A census tract is a highly arbitrary and non-uniform boundary which has no administrative significance. If we are truly interested in where stops occur the most, we would not like those locations to be a product of an oddly shaped census tract (this is especially a problem because census tracts are drawn along major streets where stops tend to happen). So a hot spot is only a hot spot when the surrounding census tracts are also hot, or at least “warm.”

Census block boundaries are less arbitrary than tracts, but the principle applies to blocks as well. A hot spot covers an area not constrained by artificial administrative boundaries. The National Institute of Justice notes that “hot spot” maps often use a density grid to reveal a more organic view of concentrated activity:

Density maps, for example, show where crimes occur without dividing a map into regions or blocks; areas with high concentrations of crime stand out.

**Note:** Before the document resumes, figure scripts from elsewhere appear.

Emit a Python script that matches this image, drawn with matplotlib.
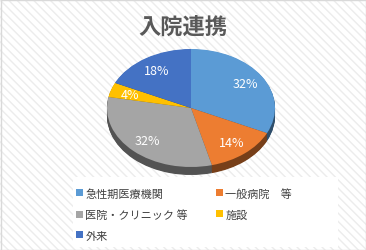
import numpy as np
import matplotlib.pyplot as plt
from matplotlib.patches import Rectangle, Patch
from matplotlib.colors import to_rgb

plt.rcParams['font.family'] = ['Noto Sans CJK JP', 'DejaVu Sans']

title = '入院連携'
labels = ['急性期医療機関', '一般病院　等', '医院・クリニック 等', '施設', '外来']
values = [32, 14, 32, 4, 18]
colors = ['#5b9bd5', '#ed7d31', '#a5a5a5', '#ffc000', '#4472c4']

W, H = 366, 251
fig = plt.figure(figsize=(W / 100, H / 100), dpi=100)

# background with light diagonal stripes
bg = fig.add_axes([0, 0, 1, 1])
bg.set_xlim(0, W)
bg.set_ylim(H, 0)
bg.axis('off')
bg.add_patch(Rectangle((0, 0), W, H, facecolor='white', edgecolor='#ececec',
                       hatch='\\\\\\\\', linewidth=0))
bg.add_patch(Rectangle((0.5, 0.5), W - 1, H - 1, facecolor='none', edgecolor='#d9d9d9', linewidth=1))
bg.add_patch(Rectangle((73, 178), 265, 70, facecolor='white', edgecolor='none'))

fig.text(183 / W, 1 - 27 / H, title, ha='center', va='center', fontsize=16,
         fontweight='bold', color='#595959')

# pie as ellipse: center (191,109), rx 84, ry 59, depth ~8px
cx, cy, rx, ry, depth = 191, 109, 84, 59, 8
d = depth / ry
ax = fig.add_axes([(cx - rx) / W, 1 - (cy + ry + depth + 1) / H, 2 * rx / W, (2 * ry + depth + 1) / H])

dark = [tuple(c * 0.5 for c in to_rgb(col)) for col in colors]
for off in np.linspace(d, 0.01, 12):
    ax.pie(values, colors=dark, startangle=90, counterclock=False, center=(0, -off),
           wedgeprops=dict(linewidth=0))
wedges, texts, autotexts = ax.pie(values, colors=colors, startangle=90, counterclock=False,
                                  autopct='%d%%', pctdistance=0.76,
                                  wedgeprops=dict(linewidth=0),
                                  textprops=dict(color='white', fontsize=9))
ax.set_aspect('auto')
ax.set_xlim(-1, 1)
ax.set_ylim(-1 - d - 1 / ry, 1)
ax.axis('off')

order = [0, 2, 4, 1, 3]
handles = [Patch(facecolor=colors[i], edgecolor='none') for i in order]
fig.legend(handles, [labels[i] for i in order], ncol=2, frameon=False,
           loc='upper left', bbox_to_anchor=(76 / W, 1 - 189 / H),
           fontsize=8, handlelength=0.6, handleheight=0.6, handletextpad=0.25,
           labelspacing=0.95, columnspacing=2.5, borderpad=0, borderaxespad=0,
           labelcolor='#404040')

fig.savefig('out.png', dpi=100)
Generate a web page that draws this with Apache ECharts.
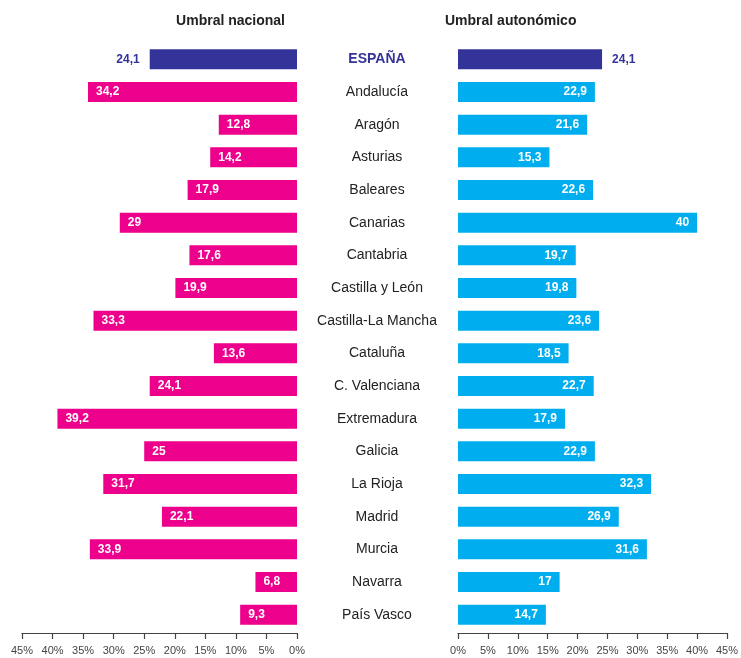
<!DOCTYPE html>
<html>
<head>
<meta charset="utf-8">
<script src="https://cdn.jsdelivr.net/npm/echarts@6/dist/echarts.min.js"></script>
<style>
  html, body { margin: 0; padding: 0; background: #fff; }
  #main { width: 741px; height: 658px; }
</style>
</head>
<body>
<div id="main"></div>
<script>
// regiones
const regiones = ['ESPAÑA', 'Andalucía', 'Aragón', 'Asturias', 'Baleares', 'Canarias', 'Cantabria',
  'Castilla y León', 'Castilla-La Mancha', 'Cataluña', 'C. Valenciana', 'Extremadura', 'Galicia',
  'La Rioja', 'Madrid', 'Murcia', 'Navarra', 'País Vasco'];
// umbral nacional (%)
const nacional = [24.1, 34.2, 12.8, 14.2, 17.9, 29, 17.6, 19.9, 33.3, 13.6, 24.1, 39.2, 25, 31.7, 22.1, 33.9, 6.8, 9.3];
// umbral autonómico (%)
const autonomico = [24.1, 22.9, 21.6, 15.3, 22.6, 40, 19.7, 19.8, 23.6, 18.5, 22.7, 17.9, 22.9, 32.3, 26.9, 31.6, 17, 14.7];

const FONT = "'Liberation Sans', Arial, sans-serif";
const MAGENTA = '#EC008C', CYAN = '#00AEEF', AZUL = '#333399';

const fmt = v => String(v).replace('.', ',');

function barData(vals, color, side) {
  return vals.map((v, i) => {
    if (i === 0) {
      return {
        value: v,
        itemStyle: { color: AZUL },
        label: { position: side, distance: 10, color: AZUL }
      };
    }
    return { value: v, itemStyle: { color: color } };
  });
}

const chart = echarts.init(document.getElementById('main'));
const xAxisBase = {
  type: 'value', min: 0, max: 45, interval: 5, position: 'bottom', offset: 2,
  splitLine: { show: false },
  axisLine: { show: true, lineStyle: { color: '#444', width: 1.2 } },
  axisTick: { show: true, length: 6, lineStyle: { color: '#444', width: 1.2 } },
  axisLabel: { formatter: '{value}%', color: '#444', fontSize: 11, fontFamily: FONT, margin: 12 }
};

chart.setOption({
  animation: false,
  textStyle: { fontFamily: FONT },
  title: [
    { text: 'Umbral nacional', right: 451, top: 9,
      textStyle: { fontSize: 14, fontWeight: 'bold', color: '#222', fontFamily: FONT } },
    { text: 'Umbral autonómico', left: 440, top: 9,
      textStyle: { fontSize: 14, fontWeight: 'bold', color: '#222', fontFamily: FONT } }
  ],
  grid: [
    { left: 22, width: 275, top: 43, height: 588 },
    { left: 458, width: 273, top: 43, height: 588 }
  ],
  xAxis: [
    Object.assign({ gridIndex: 0, inverse: true }, xAxisBase),
    Object.assign({ gridIndex: 1 }, xAxisBase)
  ],
  yAxis: [
    {
      gridIndex: 0, type: 'category', data: regiones, inverse: true, position: 'right',
      axisLine: { show: false }, axisTick: { show: false },
      axisLabel: {
        margin: 80, align: 'center', color: '#222', fontSize: 14, fontFamily: FONT,
        formatter: v => v === 'ESPAÑA' ? '{e|' + v + '}' : v,
        rich: { e: { color: AZUL, fontWeight: 'bold', fontSize: 14, fontFamily: FONT } }
      }
    },
    {
      gridIndex: 1, type: 'category', data: regiones, inverse: true,
      axisLine: { show: false }, axisTick: { show: false }, axisLabel: { show: false }
    }
  ],
  series: [
    {
      name: 'Umbral nacional', type: 'bar', xAxisIndex: 0, yAxisIndex: 0,
      barWidth: 20, data: barData(nacional, MAGENTA, 'left'),
      label: {
        show: true, position: 'insideLeft', distance: 8, color: '#fff',
        fontWeight: 'bold', fontSize: 12, fontFamily: FONT, formatter: p => fmt(p.value)
      }
    },
    {
      name: 'Umbral autonómico', type: 'bar', xAxisIndex: 1, yAxisIndex: 1,
      barWidth: 20, data: barData(autonomico, CYAN, 'right'),
      label: {
        show: true, position: 'insideRight', distance: 8, color: '#fff',
        fontWeight: 'bold', fontSize: 12, fontFamily: FONT, formatter: p => fmt(p.value)
      }
    }
  ]
});
</script>
</body>
</html>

If we create a density grid and plot the general areas where a concentration of stop and frisks has taken place, using the “natural breaks” algorithm to determine category thresholds (modified slightly to add categories in the lower values to better filter out areas with low levels of incidence), we get a map that looks like this:

There were so many stop and frisks in 2011 that the density numbers are high. And of course, the density grid is an interpolation of the specific locations – so it shows a continuous surface instead of discrete points (in effect, predicting where stop and frisks would take place given the other incidents in the vicinity). But it highlights the areas where stop and frisk activity was the most prevalent – the hot spots – regardless of Census geography or any other boundaries.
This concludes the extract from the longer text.